Sunmi‘s “Siren” is an example of a MV that explores these questions by repeatedly presenting images of Sunmi running into her “Gashina”-performing doppelganger. She reacts with shock, slight annoyance, and resignation, as if she can never quite get used to the part of her that’s an artist. I don’t expect “Boy with Luv” to deliver the same answers, but I do think it’s fair to ask for a greater level of engagement with the themes that it raises. When the marquee signs above RM light up, displaying the titles of their previous albums, the boys rush towards the stage to join him. But the significance of this moment is not made clear.

The closest the MV comes to illuminating what characterises a boy with love is the ending shot, which is featured in the MV teaser. Facing a huge marquee sign spelling “Love”, BTS stand in the same formation as the ending pose of their “Boy in Luv” choreography. In “Boy in Luv”, they spin into the pose; the strength with which they enter it aligns with the masculine aggression of the choreography and MV as a whole. Here, though, they ease into the pose with a relaxed confidence.

The contrast makes for a powerful moment. Gone are the boys who once relied on misguided gestures filled with bravado and romanticised violence to prove their growth. In their place, a more mature BTS stands, their actions slower, but surer, informed by the knowledge that they don’t need to rely on facades of strength to be loved, and that this knowledge, more than any external action, is one of the strongest sources of confidence.

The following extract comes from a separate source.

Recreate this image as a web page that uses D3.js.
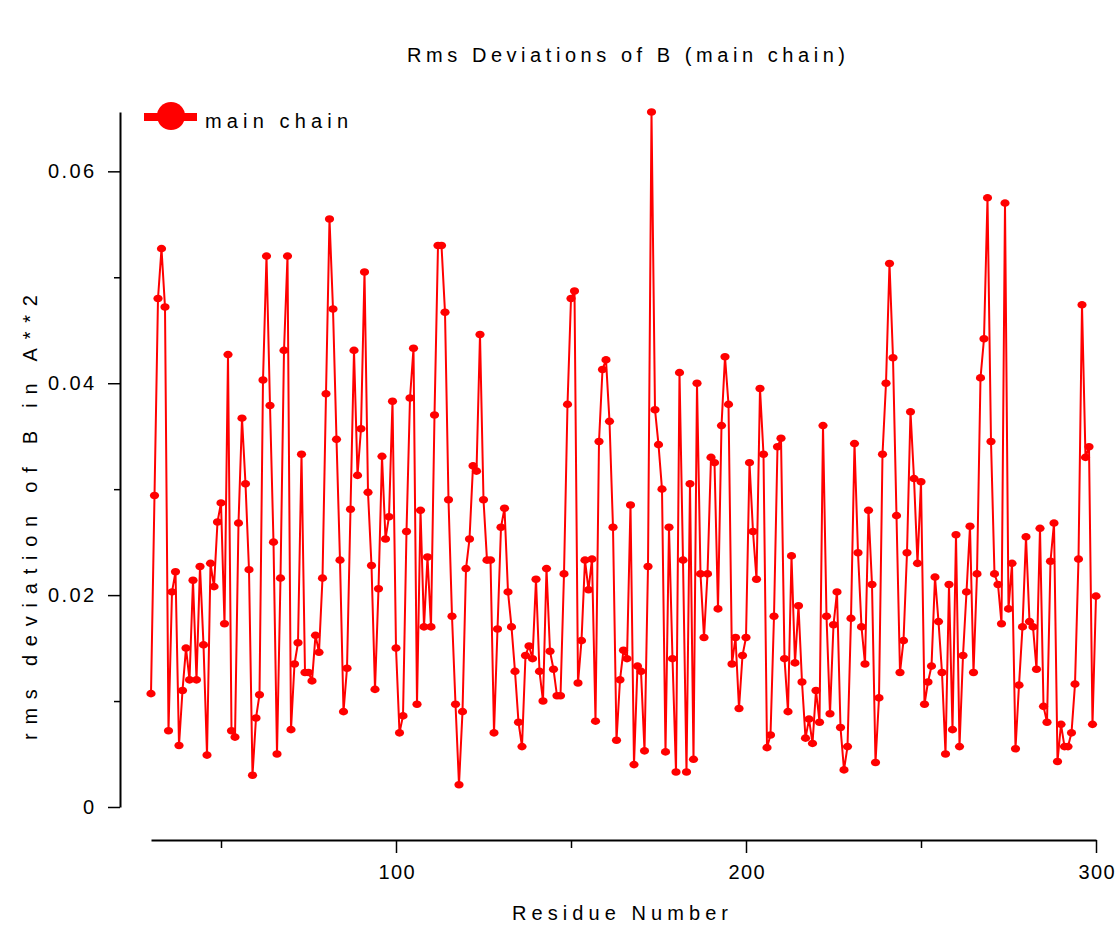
<!DOCTYPE html>
<html>
<head>
<meta charset="utf-8">
<script src="https://cdn.jsdelivr.net/npm/d3@7.9.0/dist/d3.min.js"></script>
<style>
  body { margin: 0; background: #fff; }
  text { font-family: "Liberation Sans Narrow", "Liberation Sans", Arial, sans-serif; fill: #000; }
</style>
</head>
<body>
<svg id="chart" width="1117" height="925"></svg>
<script>
// residues 30..300, one value each
const firstResidue = 30;
const rmsMain = [
  0.0107, 0.0294, 0.0480, 0.0527, 0.0472, 0.0072, 0.0203, 0.0222, 0.0058, 0.0110,
  0.0150, 0.0120, 0.0214, 0.0120, 0.0227, 0.0153, 0.0049, 0.0230, 0.0208, 0.0269,
  0.0287, 0.0173, 0.0427, 0.0072, 0.0066, 0.0268, 0.0367, 0.0305, 0.0224, 0.0030,
  0.0084, 0.0106, 0.0403, 0.0520, 0.0379, 0.0250, 0.0050, 0.0216, 0.0431, 0.0520,
  0.0073, 0.0135, 0.0155, 0.0333, 0.0127, 0.0127, 0.0119, 0.0162, 0.0146, 0.0216,
  0.0390, 0.0555, 0.0470, 0.0347, 0.0233, 0.0090, 0.0131, 0.0281, 0.0431, 0.0313,
  0.0357, 0.0505, 0.0297, 0.0228, 0.0111, 0.0206, 0.0331, 0.0253, 0.0274, 0.0383,
  0.0150, 0.0070, 0.0086, 0.0260, 0.0386, 0.0433, 0.0097, 0.0280, 0.0170, 0.0236,
  0.0170, 0.0370, 0.0530, 0.0530, 0.0467, 0.0290, 0.0180, 0.0097, 0.0021, 0.0090,
  0.0225, 0.0253, 0.0322, 0.0317, 0.0446, 0.0290, 0.0233, 0.0233, 0.0070, 0.0168,
  0.0264, 0.0282, 0.0203, 0.0170, 0.0128, 0.0080, 0.0057, 0.0143, 0.0152, 0.0140,
  0.0215, 0.0128, 0.0100, 0.0225, 0.0147, 0.0130, 0.0105, 0.0105, 0.0220, 0.0380,
  0.0480, 0.0487, 0.0117, 0.0157, 0.0233, 0.0205, 0.0234, 0.0081, 0.0345, 0.0413,
  0.0422, 0.0364, 0.0264, 0.0063, 0.0120, 0.0148, 0.0140, 0.0285, 0.0040, 0.0133,
  0.0128, 0.0053, 0.0227, 0.0656, 0.0375, 0.0342, 0.0300, 0.0052, 0.0264, 0.0140,
  0.0033, 0.0410, 0.0233, 0.0033, 0.0305, 0.0045, 0.0400, 0.0220, 0.0160, 0.0220,
  0.0330, 0.0325, 0.0187, 0.0360, 0.0425, 0.0380, 0.0135, 0.0160, 0.0093, 0.0143,
  0.0160, 0.0325, 0.0260, 0.0215, 0.0395, 0.0333, 0.0056, 0.0068, 0.0180, 0.0340,
  0.0348, 0.0140, 0.0090, 0.0237, 0.0136, 0.0190, 0.0118, 0.0065, 0.0083, 0.0060,
  0.0110, 0.0080, 0.0360, 0.0180, 0.0088, 0.0172, 0.0203, 0.0075, 0.0035, 0.0057,
  0.0178, 0.0343, 0.0240, 0.0170, 0.0135, 0.0280, 0.0210, 0.0042, 0.0103, 0.0333,
  0.0400, 0.0513, 0.0424, 0.0275, 0.0127, 0.0157, 0.0240, 0.0373, 0.0310, 0.0230,
  0.0307, 0.0097, 0.0118, 0.0133, 0.0217, 0.0175, 0.0127, 0.0050, 0.0210, 0.0073,
  0.0257, 0.0057, 0.0143, 0.0203, 0.0265, 0.0127, 0.0220, 0.0405, 0.0442, 0.0575,
  0.0345, 0.0220, 0.0210, 0.0173, 0.0570, 0.0187, 0.0230, 0.0055, 0.0115, 0.0170,
  0.0255, 0.0175, 0.0170, 0.0130, 0.0263, 0.0095, 0.0080, 0.0232, 0.0268, 0.0043,
  0.0078, 0.0057, 0.0057, 0.0070, 0.0116, 0.0234, 0.0474, 0.0330, 0.0340, 0.0078,
  0.0199
];
const residues = rmsMain.map((v, i) => firstResidue + i);

const xMajorTicks = [100, 200, 300];
const xMinorTicks = [50, 150, 250];
const yMajorTicks = [0, 0.02, 0.04, 0.06];
const yMinorTicks = [0.01, 0.03, 0.05];

const titleText = 'Rms Deviations of B (main chain)';
const xTitle = 'Residue Number';
const yTitle = 'rms deviation of B in A**2';
const seriesName = 'main chain';

const red = '#ff0000';
const font = '"Liberation Sans Narrow", "Liberation Sans", Arial, sans-serif';
const svg = d3.select('#chart');

const x = d3.scaleLinear().domain([30, 300]).range([151, 1096]);
const y = d3.scaleLinear().domain([0, 0.0656]).range([807, 112]);

// title
svg.append('text')
  .attr('x', 407).attr('y', 62)
  .attr('font-size', 20)
  .attr('textLength', 438).attr('lengthAdjust', 'spacing')
  .text(titleText);

// x axis (sits below the plot, detached from y axis)
const xAxisG = svg.append('g').attr('transform', 'translate(0,840)');
xAxisG.call(d3.axisBottom(x).tickValues(xMajorTicks).tickSize(13).tickSizeOuter(0).tickPadding(12).tickFormat(d3.format('d')));
xAxisG.append('g').call(d3.axisBottom(x).tickValues(xMinorTicks).tickSize(8).tickFormat(''))
  .select('.domain').remove();
xAxisG.selectAll('path.domain').attr('stroke-width', 2);
xAxisG.selectAll('line').attr('stroke-width', 1.5);
xAxisG.selectAll('text')
  .attr('font-size', 20).attr('font-family', font)
  .attr('textLength', 36).attr('lengthAdjust', 'spacing');

// y axis
const yAxisG = svg.append('g').attr('transform', 'translate(120,0)');
yAxisG.call(d3.axisLeft(y).tickValues(yMajorTicks).tickSize(12).tickSizeOuter(0).tickPadding(14)
  .tickFormat(d => d === 0 ? '0' : d3.format('.2f')(d)));
yAxisG.append('g').call(d3.axisLeft(y).tickValues(yMinorTicks).tickSize(6).tickFormat(''))
  .select('.domain').remove();
yAxisG.selectAll('path.domain').attr('stroke-width', 2);
yAxisG.selectAll('line').attr('stroke-width', 1.5);
yAxisG.selectAll('text')
  .attr('font-size', 20).attr('font-family', font)
  .each(function (d) {
    if (d !== 0) d3.select(this).attr('textLength', 46).attr('lengthAdjust', 'spacing');
  });

// axis titles
svg.append('text')
  .attr('x', 512).attr('y', 920)
  .attr('font-size', 20)
  .attr('textLength', 216).attr('lengthAdjust', 'spacing')
  .text(xTitle);

svg.append('text')
  .attr('transform', 'translate(37,740) rotate(-90)')
  .attr('font-size', 20)
  .attr('textLength', 445).attr('lengthAdjust', 'spacing')
  .text(yTitle);

// series
const line = d3.line()
  .x((d, i) => x(residues[i]))
  .y(d => y(d));

svg.append('path')
  .datum(rmsMain)
  .attr('fill', 'none')
  .attr('stroke', red)
  .attr('stroke-width', 2)
  .attr('stroke-linejoin', 'round')
  .attr('d', line);

svg.append('g')
  .selectAll('ellipse')
  .data(rmsMain)
  .join('ellipse')
  .attr('cx', (d, i) => x(residues[i]))
  .attr('cy', d => y(d))
  .attr('rx', 4.6)
  .attr('ry', 3.8)
  .attr('fill', red);

// legend
const legend = svg.append('g');
legend.append('line')
  .attr('x1', 144).attr('x2', 197).attr('y1', 117).attr('y2', 117)
  .attr('stroke', red).attr('stroke-width', 8);
legend.append('circle')
  .attr('cx', 171).attr('cy', 116).attr('r', 14)
  .attr('fill', red);
legend.append('text')
  .attr('x', 205).attr('y', 128)
  .attr('font-size', 20)
  .attr('textLength', 143).attr('lengthAdjust', 'spacing')
  .text(seriesName);
</script>
</body>
</html>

If just this one frame can hit home with such a striking message, why is it that the rest of the MV refuses to engage with the ideas presented here? I can strain to make a point out of the choice of pink, comfortable clothing to contrast with the structured, boyish ruggedness of the school uniforms BTS don in “Boy in Luv”. But the contrast is not made explicit, unlike the purposeful use of clothing in RM’s comeback trailer, “Persona”, that visually echoes his daily wear and the styling of past MVs and stages. It doesn’t even take someone who knows BTS’ past releases to discern that the various sets of clothing RM wears represents different facets of his identity, and to understand that the white clothing he wears towards the end symbolises an unknown persona that is still in formation. BTS wear something similar in “Boy with Luv”, but it’s not certain what the colour symbolises in the particular context of this MV. Whatever attempts there are to present the theme are very oblique, executed almost as an afterthought.

Full disclosure: I am writing this review from a biased point of view. Before I was even a writer here, I was a BTS fan. The sincerity of “N.O” and O!RUL8,2? made me pay especial attention to their music in the already overcrowded K-pop scene back then, and the Most Beautiful Moment in Life series reeled me in. I’ve examined different aspects of BTS’ work in every BTS era since 2016, the year I joined the site. I’ve analysed the symbolism of the Most Beautiful Moment in Life trailers and MVs, contributed a reading of the “Blood Sweat and Tears” MV as a Künstlerroman, deep dived into the simple but effective metaphors in the lyrics of You Never Walk Alone, and highlighted the theme of vulnerability in their B-sides.

Looking at BTS’ releases through a more critical lens filled me with an even deeper sense of respect—not just for the members who contributed to their material, but also for Big Hit’s creative team and their external collaborators who gave form to these personal voices and ideas. They had not just the technical finesse to pull it off, but also the dedication to go above and beyond what any of us expected from a music release. They’ve built entire artistic experiences out of comebacks, and even the simpler MVs have been visually and conceptually engaging. I’ve seen enough to trust them with whatever direction they choose to take, and I admit that because of this, I try harder than I usually do for other groups to understand where BTS’ team is coming from with each release.

So what’s going on with “Boy with Luv”? A skim through the credits reveals that the creative team hasn’t changed. They clearly don’t lack the skill or the resources to execute a good MV, and they’re certainly not given subpar concepts to work with. Is the problem then a lack of intent and will to follow through with the execution of the concept?

If you’ve stayed with me up till this point, you should have already realised that this is not a review written with all the glee of an anti-fan. This is written with the dread of a long-time fan, who is trying, but failing, to quell rising suspicions that the decision-makers behind BTS’ releases are starting to coast on the group’s popularity. They now seem content to market unique, relatable messages to create hype, without actually putting in the effort they used to in order to deliver these messages, because they know fans love BTS enough to support them anyway. The irony of this is that it reneges on the very source of this support: the artistic effort that has won the hearts of legions of fans and brought the group to where they are today.